(Tyler Morgan) #1

I set up a tabular learner with with 30k samples, 20k of which I set aside for validation, giving me 10k for training. When I fit the model and return the training predictions I get a list with two tensors both with 9984 elements, instead of 10k as I’d expect. When I run it for the validation set I get 20k elements.

I’m using the following method calls to get the predictions for training and validation respectively:
learn.get_preds(ds_type=DatasetType.Train) learn.get_preds(ds_type=DatasetType.Valid)

I’m not sure what’s going on. I’m assuming that the learner is dropping rows for some reason – maybe as part of the preprocessing? I’m hoping that someone can lead me towards why this happening.

The training dataloader drops the last batch if it doesn’t have bs elements. That’s because small batches lead to instability in training, particularly with BatchNorm.

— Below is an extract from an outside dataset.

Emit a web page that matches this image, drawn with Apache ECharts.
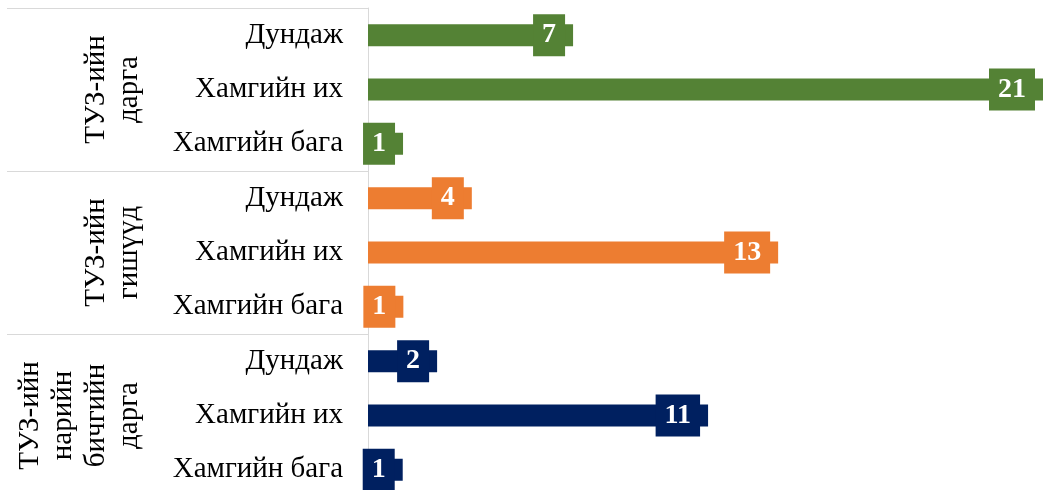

With a batch of size 1 we would even get an error from pytorch.

If you want all your training data, you can ask DataSet.Fix, which is the training set with shuffle=False and drop_last=False, ideal for evaluation.

(Tyler Morgan) #3

Thanks for the knowledge! I’ll give this a shot.

(Tyler Morgan) #4

Here’s some clarification for anyone else coming alter – DataSet.Fix is the training set and it already has shuffle=False and drop_last=False. I read the original comment incorrectly as I needed to set run DataSet.Fix and set shuffle=False and drop_last=False somewhere. Just run get_preds(ds_type=DatasetType.Fix) on your learner and you’re good to go!

TIL trying to compare unshuffled actuals to shuffled predictions gives you some really terrible results:sweat_smile:

(Avi A) #5

Thanks! This is exactly what I needed as well. Does this work predict only on the data in the training set but also on the data in the valid/test sets?


The validation and test set aren’t shuffled.

(Avi A) #7

yes, that makes a lot of sense. Thanks Sylvain!